Overview
At approximately 02:00 there was a short break in communication from a significant number of communicators deployed in the field and connected to the WebWay host platform.
System operational investigation
• There was no failure of WebWay hardware prior to or during the incident, (servers, hard drives, memory, routers, switches etc.). • There was no failure of WebWay software applications prior to or during the incident (receiver platform, network device monitoring systems, bandwidth monitoring). • There are no indications that a software bug or some form of attack on the system was a contributing factor.
Network operational investigation
The MCTs handled the recovery process (a mass recovery is normally processed within 2 minutes), however the data synchronisation between the data centres was severely impaired. There was a noticeable degradation of the data rate over the interlinks between the replicated receivers. The duration of the interlink fault caused significant synchronisation delays. A process of controlled recovery was instigated. The procedure allowed the MCTs to process the recovery reliably and return to a stable operation.
Conclusions and remedial action
A combination of a short, mass network outage coupled with a degradation of the inter MCT link was an unprecedented situation. WebWay is in discussion with the data centre provider in respect of bandwidth and resilience of the interlink service.

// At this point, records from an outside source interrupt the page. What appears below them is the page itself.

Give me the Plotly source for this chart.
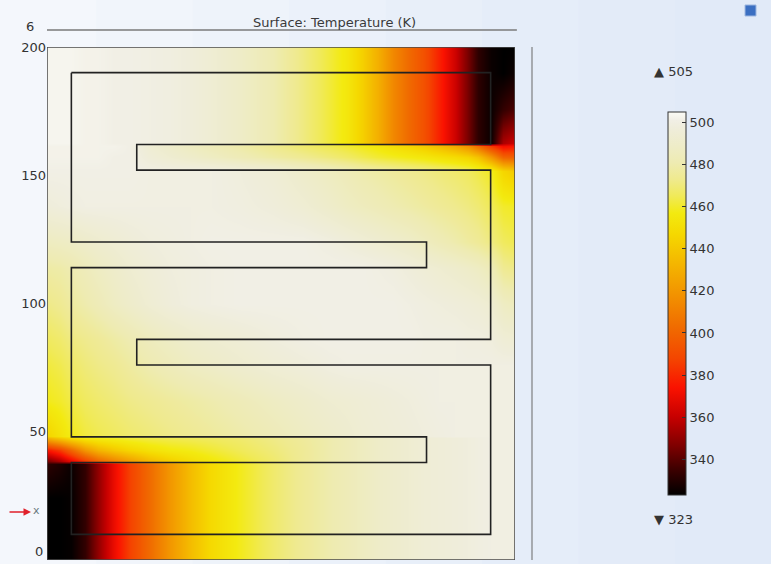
import plotly.graph_objects as go

# Temperature field sampled on a non-uniform grid (x, y in model units, T in K)
T_X = [0, 5, 9.5, 15, 20, 26, 32, 40, 48, 56, 64, 75, 88, 100, 110, 117,
       123, 129, 135, 141, 147, 153, 159, 164, 168, 173, 178, 182.5]
T_Y = [0, 10, 24, 37.5, 38.5, 43, 47.5, 48.5, 62, 76, 86, 100, 114, 124,
       138, 151.5, 157, 161.5, 162.5, 176, 190, 200]

T_K = [
    # y = 0
    [323, 323, 324, 333, 350, 370, 386, 403, 420, 436, 448, 458, 468, 475, 480, 483, 486, 489, 491, 493, 495, 496, 497, 498, 499, 500, 500, 500],
    # y = 10
    [323, 323, 324, 333, 350, 370, 386, 403, 420, 436, 448, 458, 468, 475, 480, 483, 486, 489, 491, 493, 495, 496, 497, 498, 499, 500, 500, 500],
    # y = 24
    [323, 323, 324, 333, 350, 370, 386, 403, 420, 436, 448, 458, 468, 475, 480, 483, 486, 489, 491, 493, 495, 496, 497, 498, 499, 500, 500, 500],
    # y = 37.5
    [332, 329, 325, 333, 350, 370, 386, 403, 420, 436, 448, 458, 468, 475, 480, 483, 486, 489, 491, 493, 495, 496, 497, 498, 499, 500, 500, 500],
    # y = 38.5
    [345, 355, 368, 385, 400, 412, 422, 435, 443, 450, 455, 461, 468, 475, 480, 483, 486, 489, 491, 493, 495, 496, 497, 498, 499, 500, 500, 500],
    # y = 43
    [375, 385, 400, 420, 432, 440, 446, 452, 456, 458, 461, 465, 470, 475, 480, 483, 486, 489, 491, 493, 495, 496, 497, 498, 499, 500, 500, 500],
    # y = 47.5
    [430, 440, 448, 454, 457, 459, 461, 463, 464, 465, 466, 468, 472, 476, 480, 483, 486, 489, 491, 493, 495, 496, 497, 498, 499, 500, 500, 500],
    # y = 48.5
    [445, 452, 458, 462, 464, 466, 468, 470, 472, 474, 476, 479, 483, 487, 490, 492, 494, 495, 496, 497, 498, 499, 500, 500, 500, 500, 500, 500],
    # y = 62
    [458, 460, 463, 466, 468, 470, 472, 474, 476, 478, 480, 483, 487, 490, 493, 494, 495, 496, 497, 498, 499, 500, 500, 500, 500, 500, 500, 500],
    # y = 76
    [462, 464, 467, 470, 472, 474, 477, 481, 484, 487, 489, 492, 495, 497, 499, 500, 500, 500, 500, 500, 500, 500, 500, 500, 500, 500, 500, 500],
    # y = 86
    [466, 468, 471, 473, 475, 478, 481, 485, 488, 491, 493, 495, 498, 500, 501, 501, 501, 501, 501, 501, 500, 500, 500, 499, 499, 498, 495, 494],
    # y = 100
    [472, 474, 477, 480, 483, 487, 490, 494, 497, 499, 500, 501, 501, 501, 501, 501, 501, 501, 501, 500, 499, 498, 497, 496, 495, 493, 487, 485],
    # y = 114
    [478, 479, 481, 484, 487, 490, 493, 496, 498, 499, 500, 501, 501, 501, 501, 501, 501, 500, 499, 497, 495, 493, 491, 489, 487, 483, 474, 472],
    # y = 124
    [486, 487, 488, 490, 492, 494, 496, 498, 499, 500, 501, 501, 501, 501, 499, 497, 495, 493, 491, 489, 486, 483, 480, 477, 475, 471, 466, 464],
    # y = 138
    [497, 498, 499, 500, 500, 500, 500, 500, 500, 500, 500, 499, 497, 494, 490, 487, 485, 483, 481, 479, 477, 475, 473, 471, 469, 465, 460, 459],
    # y = 151.5
    [501, 501, 501, 501, 501, 501, 501, 500, 500, 500, 500, 498, 495, 490, 486, 483, 480, 478, 476, 474, 472, 470, 468, 466, 463, 459, 446, 441],
    # y = 157
    [502, 502, 502, 502, 502, 501, 501, 496, 493, 490, 487, 483, 478, 474, 470, 467, 464, 461, 459, 457, 455, 452, 449, 445, 438, 420, 400, 398],
    # y = 161.5
    [502, 502, 502, 502, 502, 502, 501, 494, 490, 486, 483, 479, 473, 468, 464, 461, 458, 455, 451, 447, 442, 436, 428, 418, 404, 385, 372, 375],
    # y = 162.5
    [503, 503, 503, 502, 502, 501, 501, 500, 499, 497, 494, 489, 481, 471, 462, 455, 444, 430, 414, 402, 392, 378, 362, 345, 332, 325, 355, 362],
    # y = 176
    [503, 503, 503, 502, 502, 501, 501, 500, 499, 497, 494, 489, 481, 471, 462, 455, 444, 430, 414, 402, 392, 378, 362, 345, 332, 325, 333, 338],
    # y = 190
    [503, 503, 503, 502, 502, 501, 501, 500, 499, 497, 494, 489, 481, 471, 462, 455, 444, 430, 414, 402, 392, 378, 362, 345, 332, 325, 323, 326],
    # y = 200
    [503, 503, 503, 502, 502, 501, 501, 500, 499, 497, 494, 489, 481, 471, 462, 455, 444, 430, 414, 402, 392, 378, 362, 345, 332, 325, 323, 323],
]

T_MIN, T_MAX = 323, 505
CBAR_TICKS = [340, 360, 380, 400, 420, 440, 460, 480, 500]

# Serpentine wall geometry (closed polyline)
WALL_X = [9.5, 173, 173, 35, 35, 173, 173, 35, 35, 173, 173, 9.5, 9.5,
          148, 148, 9.5, 9.5, 148, 148, 9.5, 9.5]
WALL_Y = [190, 190, 162, 162, 152, 152, 86, 86, 76, 76, 10, 10, 38,
          38, 48, 48, 114, 114, 124, 124, 190]

DOMAIN_W, DOMAIN_H = 182.5, 200
Y_TICKS = [50, 100, 150, 200]   # the 0 label is placed separately at the bottom edge
Y_ZERO_LABEL = "0"

# Thermal colour ramp: black -> dark red -> red -> orange -> yellow -> off-white
stops = [
    (323, "#000000"), (335, "#3c0000"), (346, "#7c0000"), (360, "#c60000"),
    (374, "#fa1200"), (388, "#f44600"), (403, "#f06c00"), (418, "#f29200"),
    (433, "#f4b600"), (447, "#f5d800"), (457, "#f3ea10"), (465, "#f0ea58"),
    (473, "#efea8e"), (481, "#eeebb2"), (489, "#eeecc8"), (497, "#efedda"),
    (501, "#f1efe5"), (505, "#fbfbf6"),
]
colorscale = [[(t - T_MIN) / (T_MAX - T_MIN), c] for t, c in stops]

fig = go.Figure()

fig.add_trace(go.Heatmap(
    x=T_X, y=T_Y, z=T_K,
    zmin=T_MIN, zmax=T_MAX,
    zsmooth="best",
    colorscale=colorscale,
    hoverinfo="skip",
    colorbar=dict(
        x=1.327, xanchor="left", xpad=0,
        y=0.5, yanchor="middle", ypad=0,
        len=0.7466, lenmode="fraction",
        thickness=18,
        outlinewidth=1, outlinecolor="#333333",
        tickvals=CBAR_TICKS,
        ticks="inside", ticklen=4, tickcolor="#333333",
        tickfont=dict(family="DejaVu Sans", size=13, color="#333333"),
    ),
))

fig.add_trace(go.Scatter(
    x=WALL_X, y=WALL_Y, mode="lines",
    line=dict(color="#222222", width=1.6),
    hoverinfo="skip", showlegend=False,
))

# soft left-to-right background shading of the window
bg_colors = ["#f4f7fc", "#f1f5fb", "#eef3fa", "#ebf1fa", "#e8eff9",
             "#e5edf9", "#e3ebf8", "#e1eaf8"]
x_left, x_right = -0.101, 1.548
band_w = (x_right - x_left) / len(bg_colors)
shapes = [
    dict(type="rect", xref="paper", yref="paper", layer="below",
         x0=x_left + i * band_w, x1=x_left + (i + 1) * band_w + 0.002,
         y0=-0.01, y1=1.095, fillcolor=c, line=dict(width=0))
    for i, c in enumerate(bg_colors)
]

shapes += [
    # model boundary
    dict(type="rect", xref="x", yref="y", x0=0, y0=0, x1=DOMAIN_W, y1=DOMAIN_H,
         line=dict(color="#4a4a4a", width=1.5)),
    # frame line across the top
    dict(type="line", xref="paper", yref="paper", x0=0, x1=1.004, y0=1.0331, y1=1.0331,
         line=dict(color="#7a7a7a", width=1.5)),
    # frame line on the right
    dict(type="line", xref="paper", yref="paper", x0=1.0363, x1=1.0363, y0=0, y1=1,
         line=dict(color="#a6aab0", width=2)),
    # window icon
    dict(type="rect", xref="paper", yref="paper", x0=1.4915, x1=1.515, y0=1.0604, y1=1.0819,
         fillcolor="#3b6fc2", line=dict(color="#9fb8e0", width=1)),
]

annotations = [
    dict(text="Surface: Temperature (K)", xref="paper", yref="paper",
         x=0.615, y=1.0487, xanchor="center", yanchor="middle", showarrow=False,
         font=dict(family="DejaVu Sans", size=13, color="#3a3a3a")),
    dict(text="6", xref="paper", yref="paper", x=-0.036, y=1.039,
         xanchor="center", yanchor="middle", showarrow=False,
         font=dict(family="DejaVu Sans", size=13, color="#333333")),
    dict(text=Y_ZERO_LABEL, xref="paper", yref="paper", x=-0.004, y=0.0,
         xanchor="right", yanchor="bottom", yshift=-1, showarrow=False,
         font=dict(family="DejaVu Sans", size=13, color="#333333")),
    dict(text="▲ 505", xref="paper", yref="paper", x=1.2927, y=0.953,
         xanchor="left", yanchor="middle", showarrow=False,
         font=dict(family="DejaVu Sans", size=13, color="#333333")),
    dict(text="▼ 323", xref="paper", yref="paper", x=1.2927, y=0.078,
         xanchor="left", yanchor="middle", showarrow=False,
         font=dict(family="DejaVu Sans", size=13, color="#333333")),
    dict(text="", xref="paper", yref="paper", x=-0.0342, y=0.0936,
         ax=-23, ay=0, axref="pixel", ayref="pixel", showarrow=True,
         arrowhead=2, arrowsize=1, arrowwidth=1.5, arrowcolor="#e0202a"),
    dict(text="x", xref="paper", yref="paper", x=-0.022, y=0.0956,
         xanchor="center", yanchor="middle", showarrow=False,
         font=dict(family="DejaVu Sans", size=11, color="#6a7a80")),
]

fig.update_layout(
    width=771, height=564,
    margin=dict(l=47, r=256, t=47, b=4, autoexpand=False),
    paper_bgcolor="#eaf1fa",
    plot_bgcolor="#f0eee6",
    showlegend=False,
    shapes=shapes,
    annotations=annotations,
    xaxis=dict(range=[0, DOMAIN_W], showgrid=False, zeroline=False,
               showticklabels=False, ticks="", showline=False, automargin=False),
    yaxis=dict(range=[0, DOMAIN_H], tickvals=Y_TICKS, showgrid=False, zeroline=False,
               ticks="", showline=False, automargin=False, ticklabeloverflow="allow",
               tickfont=dict(family="DejaVu Sans", size=13, color="#333333")),
)

fig.write_html("out.html")
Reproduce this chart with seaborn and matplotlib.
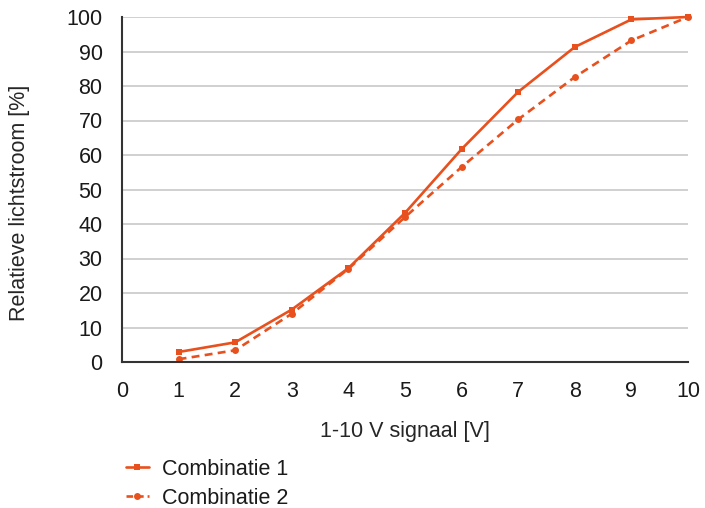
import matplotlib
matplotlib.use("Agg")
import matplotlib.pyplot as plt
import seaborn as sns
import pandas as pd
from matplotlib.lines import Line2D

signal = [1, 2, 3, 4, 5, 6, 7, 8, 9, 10]
combinatie_1 = [2.9, 5.7, 15.2, 27.2, 43.2, 61.7, 78.3, 91.3, 99.3, 100]
combinatie_2 = [0.8, 3.4, 14.0, 27.0, 42.0, 56.5, 70.3, 82.6, 93.2, 100]
series_names = ["Combinatie 1", "Combinatie 2"]
x_ticks = list(range(0, 11))
y_ticks = list(range(0, 101, 10))

df = pd.DataFrame({
    "x": signal * 2,
    "y": combinatie_1 + combinatie_2,
    "serie": [series_names[0]] * len(signal) + [series_names[1]] * len(signal),
})

sns.set_style("white")
plt.rcParams["font.family"] = ["Liberation Sans", "DejaVu Sans"]
plt.rcParams["text.color"] = "#1a1a1a"
plt.rcParams["xtick.color"] = "#1a1a1a"
plt.rcParams["ytick.color"] = "#1a1a1a"

color = "#E8501E"
fs = 15.5
fig = plt.figure(figsize=(7.05, 5.08), dpi=100)
ax = fig.add_axes([122 / 705, 1 - 362 / 508, (688 - 122) / 705, (362 - 17) / 508])

sns.lineplot(data=df, x="x", y="y", hue="serie", style="serie",
             palette=[color, color], dashes=[(None, None), (3, 2)],
             markers=["s", "o"], markersize=5, markeredgewidth=0,
             linewidth=1.9, ax=ax, legend=False)
for ln in ax.lines:
    ln.set_clip_on(False)

ax.set_xlim(0, 10)
ax.set_ylim(0, 100)
ax.set_xticks(x_ticks)
ax.set_yticks(y_ticks)
ax.tick_params(axis="x", labelsize=fs, length=6, width=1, color="#333333", direction="out", pad=8)
ax.tick_params(axis="y", labelsize=fs, length=5, width=1, color="#333333", direction="out", pad=9)
ax.yaxis.grid(True, color="#c8c8c8", linewidth=1.2)
ax.set_axisbelow(True)
for s in ["top", "right"]:
    ax.spines[s].set_visible(False)
for s in ["left", "bottom"]:
    ax.spines[s].set_color("#333333")
    ax.spines[s].set_linewidth(1.5)
ax.set_xlabel("1-10 V signaal [V]", fontsize=fs)
ax.set_ylabel("Relatieve lichtstroom [%]", fontsize=fs)
ax.yaxis.set_label_coords((20 - 122) / 566, (362 - 203) / 345)
ax.xaxis.set_label_coords(0.5, (362 - 432) / 345)
ax.xaxis.label.set_verticalalignment("center")
ax.yaxis.label.set_verticalalignment("center")

handles = [
    Line2D([], [], color=color, linewidth=1.9, marker="s", markersize=5, markeredgewidth=0),
    Line2D([], [], color=color, linewidth=1.9, linestyle=(0, (2.5, 1.5)), marker="o", markersize=5, markeredgewidth=0),
]
fig.legend(handles, series_names, loc="upper left", bbox_to_anchor=(126 / 705, 1 - 459 / 508),
           frameon=False, fontsize=fs, handlelength=1.05, handletextpad=0.6, labelspacing=0.35,
           borderaxespad=0, borderpad=0)

fig.savefig("out.png", dpi=100)
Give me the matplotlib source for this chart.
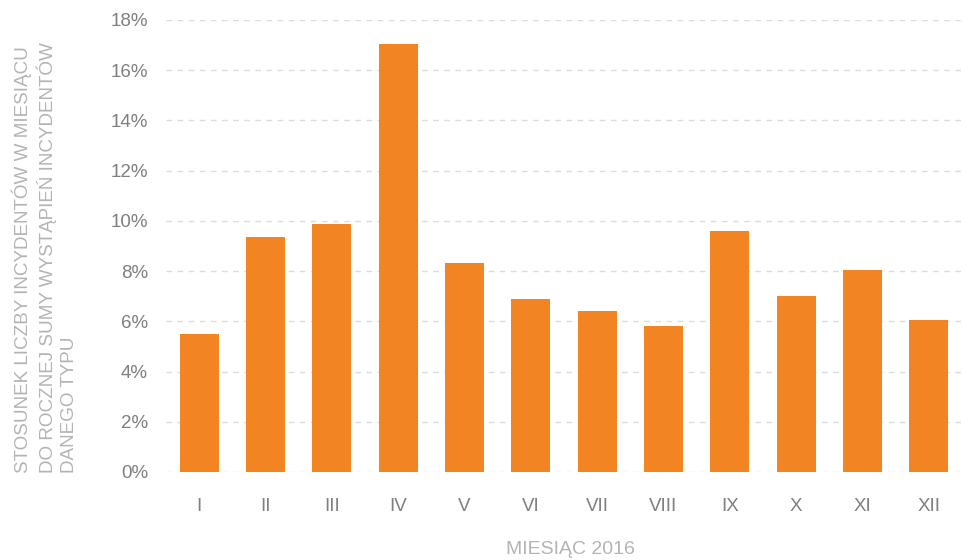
import numpy as np
import matplotlib.pyplot as plt
from matplotlib.ticker import FuncFormatter

miesiace = ['I', 'II', 'III', 'IV', 'V', 'VI', 'VII', 'VIII', 'IX', 'X', 'XI', 'XII']
udzial = [5.5, 9.35, 9.88, 17.05, 8.33, 6.89, 6.41, 5.82, 9.6, 7.01, 8.05, 6.06]

plt.rcParams['font.family'] = ['Liberation Sans', 'DejaVu Sans']

W, H = 964, 560
fig = plt.figure(figsize=(W / 100, H / 100), dpi=100)
ax = fig.add_axes([166 / W, 1 - 472 / H, (962 - 166) / W, (472 - 20) / H])

x = np.arange(len(miesiace))
ax.bar(x, udzial, width=0.59, color='#f38422', zorder=3)

ax.set_xlim(-0.5, len(miesiace) - 0.5)
ax.set_ylim(0, 18)
ax.set_yticks(np.arange(0, 19, 2))
ax.yaxis.set_major_formatter(FuncFormatter(lambda v, p: '%d%%' % v))
ax.set_xticks(x)
ax.set_xticklabels(miesiace)

ax.grid(axis='y', color='#dcdcdc', linestyle=(0, (4, 4)), linewidth=1, zorder=0)
for s in ax.spines.values():
    s.set_visible(False)
ax.tick_params(axis='both', length=0, labelsize=13.5, labelcolor='#7f7f7f')
ax.tick_params(axis='y', pad=13)
ax.tick_params(axis='x', pad=19)

fig.text(11 / W, 1 - 473 / H,
         'STOSUNEK LICZBY INCYDENTÓW W MIESIĄCU\nDO ROCZNEJ SUMY WYSTĄPIEŃ INCYDENTÓW\nDANEGO TYPU',
         rotation=90, ha='left', va='bottom', multialignment='left',
         fontsize=13.6, color='#b4b4b4', linespacing=1.32)
fig.text(570 / W, 1 - 550 / H, 'MIESIĄC 2016', ha='center', va='center',
         fontsize=14, color='#b4b4b4')

fig.savefig('out.png', dpi=100)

WebWay have identified elements of the outage that can be recognised in future and recovery procedures are being amended accordingly.
Additional information:-
The inter MCT circuit returned to normal operation at approximately 11:00am on the 13th. Manual Flood was activated at 02:55. PSTN devices were brought on-line in parallel as their impact on system performance was minimal due to slower polling and recovery rates. WebWay have received information from partner ARC’s that there was a BT Internet outage (National) within the timeframe of the incident which will be investigated.